Une dépendance aux sponsors
Dans la station savoyarde – comme souvent en freestyle –, une société privée organisait la compétition. Ladite entreprise avait mis en place un circuit, le SFR Freestyle Tour. Mais l’an passé, l’opérateur au carré rouge s’est retiré, remplacé par un autre sponsor, qui n’a pas souhaité prolonger l’expérience. « Les organisateurs n’avaient plus assez de budget pour finaliser l’événement, et ont dû annuler », regrette Fabien Bertrand, directeur du freestyle à la Fédération française de ski (FFS).
Cette dépendance aux sponsors caractérise le ski freestyle. « Sans eux, on n’est pas grand-chose, reconnaît Tess Ledeux. En France, vu que notre discipline est peu connue, la FFS ne peut pas mettre de gros moyens dessus. On a de la chance d’avoir des sponsors qui nous suivent, mais si on n’est pas très bons ou qu’on n’a pas une bonne image, c’est difficile d’être suivis par des marques. »
« L’argent, c’est le nerf de la guerre, et malheureusement on n’est pas le foot où tout le monde se bat pour te diffuser », reconnaît Fabien Bertrand. Conscient que son sport souffre d’une dépendance aux résultats olympiques – « si Tess avait été médaillée olympique, ça aurait été complètement différent. Sa notoriété aurait été multipliée par cinq ou par dix », estime-t-il –, le patron du ski freestyle français se réjouit de l’arrivée, cette année, de la chaîne L’Equipe, qui diffuse la Coupe du monde en clair, sur la TNT.
Font-Romeu a « repensé » son snowpark
« C’est par leurs bons résultats que nos champions français vont faire évoluer leur sport », assure Fabien Bertrand, prenant pour exemple le biathlon, grandement popularisé par les résultats de Martin Fourcade ; ainsi que par son passage en clair à la télévision. « Si le biathlon était resté cantonné sur Eurosport, je ne pense pas qu’il aurait la même notoriété », conclut M. Bertrand.
Après les abandons de Val Thorens – faute de neige – et de Tignes – faute de budget –, seule la station de Font-Romeu résiste cette année. Ne disposant pas des infrastructures nécessaires à l’organisation d’une compétition de haut niveau de ski alpin, la station pyrénéenne a misé sur le freestyle, et « fait des efforts d’investissement », souligne Pierre Dechonne, président du ski-club de Font-Romeu-Pyrénées 2000, organisateur de l’événement. Un nouveau snowpark a vu le jour il y a trois ans, à l’initiative de la station catalane. « On est partis d’un même constat avec les entraîneurs du pôle espoir de Font-Rome : on manquait d’infrastructures, explique Jacques Alvarez, directeur adjoint de la station. C’est avec eux qu’on a repensé le snowpark. »

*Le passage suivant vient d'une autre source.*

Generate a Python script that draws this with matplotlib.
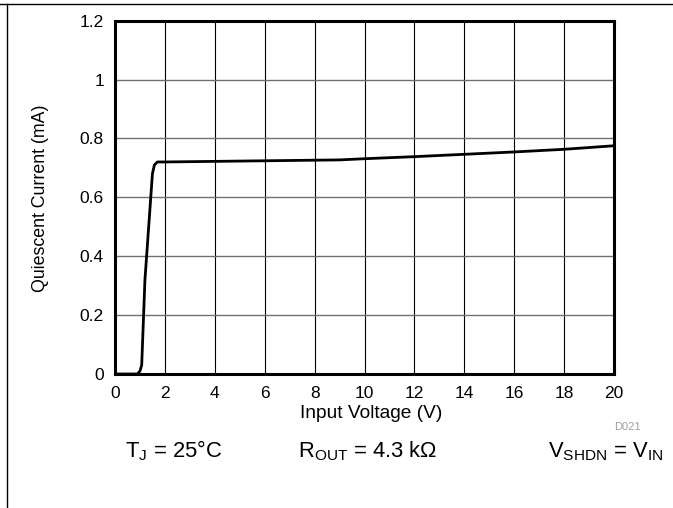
import matplotlib
matplotlib.use("Agg")
import matplotlib.pyplot as plt
from matplotlib.lines import Line2D

plt.rcParams['font.family'] = ['Liberation Sans', 'DejaVu Sans']
plt.rcParams['mathtext.fontset'] = 'custom'
plt.rcParams['mathtext.rm'] = 'Liberation Sans'
plt.rcParams['mathtext.it'] = 'Liberation Sans'

# Data
vin = [0.0, 0.9, 1.0, 1.07, 1.2, 1.35, 1.5, 1.58, 1.7, 2.0, 4.0, 6.0, 8.0, 9.0, 10.0, 12.0, 14.0, 16.0, 18.0, 20.0]
iq = [0.0, 0.0, 0.01, 0.03, 0.32, 0.50, 0.68, 0.71, 0.72, 0.72, 0.722, 0.724, 0.726, 0.727, 0.731, 0.738, 0.746, 0.754, 0.763, 0.775]
xticks = [0, 2, 4, 6, 8, 10, 12, 14, 16, 18, 20]
yticks = [0, 0.2, 0.4, 0.6, 0.8, 1.0, 1.2]
ytick_labels = ['0', '0.2', '0.4', '0.6', '0.8', '1', '1.2']

W, H = 673, 508
fig = plt.figure(figsize=(W / 100, H / 100), dpi=100)
ax = fig.add_axes([115 / W, 1 - 374 / H, (614 - 115) / W, (374 - 20.6) / H])

ax.plot(vin, iq, color='black', lw=2.0, solid_capstyle='round', zorder=3)
ax.set_xlim(0, 20)
ax.set_ylim(0, 1.2)
ax.set_xticks(xticks)
ax.set_xticklabels([str(t) for t in xticks])
ax.set_yticks(yticks)
ax.set_yticklabels(ytick_labels)
ax.tick_params(length=0, labelsize=12.5)
ax.tick_params(axis='x', pad=9)
ax.tick_params(axis='y', pad=8)
for x in xticks[1:-1]:
    ax.axvline(x, color='black', lw=0.8, zorder=1)
for y in yticks[1:-1]:
    ax.axhline(y, color='#707070', lw=1.0, zorder=1)
for s in ax.spines.values():
    s.set_linewidth(2.2)

fig.text(371 / W, 1 - 413 / H, 'Input Voltage (V)', fontsize=13.8, ha='center', va='center')
fig.text(41 / W, 1 - 198 / H, 'Quiescent Current (mA)', fontsize=12.8, ha='center', va='center', rotation=90)

fig.text(627 / W, 1 - 427 / H, 'D021', fontsize=8, color='#a0a0a0', ha='center', va='center')
fy = 1 - 457 / H
fig.text(125 / W, fy, r'T$_\mathregular{J}$ = 25°C', fontsize=15.8, ha='left', va='baseline')
fig.text(298 / W, fy, r'R$_\mathregular{OUT}$ = 4.3 kΩ', fontsize=15.8, ha='left', va='baseline')
fig.text(663 / W, fy, r'V$_\mathregular{SHDN}$ = V$_\mathregular{IN}$', fontsize=15.8, ha='right', va='baseline')

# outer frame (top and left edges)
fig.add_artist(Line2D([0, 1], [1 - 4 / H, 1 - 4 / H], transform=fig.transFigure, color='black', lw=1.0))
fig.add_artist(Line2D([7 / W, 7 / W], [0, 1 - 4 / H], transform=fig.transFigure, color='black', lw=1.0))

fig.savefig('out.png', dpi=100)
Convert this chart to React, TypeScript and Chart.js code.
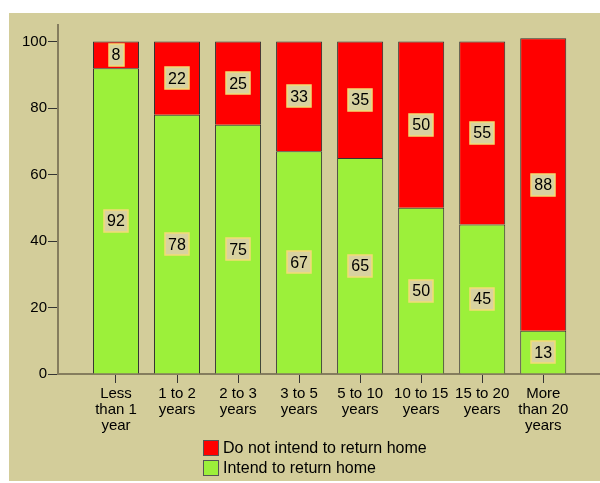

Pour pouvoir prétendre à l’organisation d’une épreuve de la Coupe du monde, la station des Pyrénées-Orientales a préformé la piste de slopestyle en été, y intégrant les bosses, « de façon à pouvoir assurer l’événement même avec peu d’enneigement », poursuit Jacques Alvarez. En dépit du plus bas niveau d’enneigement recensé dans le massif pyrénéen depuis vingt-deux ans, le snowpark de Font-Romeu est opérationnel. Et la station, qui organise cette étape de la Coupe du monde depuis trois ans, aspire à la pérenniser, ce dont se réjouit la championne du monde Tess Ledeux. « Avoir une compétition à domicile est super important pour nous et nos disciplines, d’autant qu’on est souvent obligés d’aller s’entraîner à l’étranger. »
« Toujours un peu le couteau sous la gorge »
Un état de fait dû à un déficit d’infrastructures en France. « C’est sûr qu’on manque de snowparks en France, il y en a seulement un ou deux de bien pendant la saison, constate la Plagnarde. Mais ça a toujours été comme ça, donc on ne se pose même plus trop la question. »
En décembre, la championne olympique française de ski de bosses, Perrine Laffont, synthétisait l’équation à laquelle est confronté le ski freestyle en France. « Notre situation est simple : pas de résultats, pas de budget. On a toujours un peu le couteau sous la gorge. » Ce que confirme son homologue du ski slopestyle, Tess Ledeux, en le regrettant. « C’est un peu un cercle vicieux, on ne peut pas non plus progresser sans budget. Mais on se débrouille comme on peut. » La débrouille, comme une marque de fabrique du ski freestyle.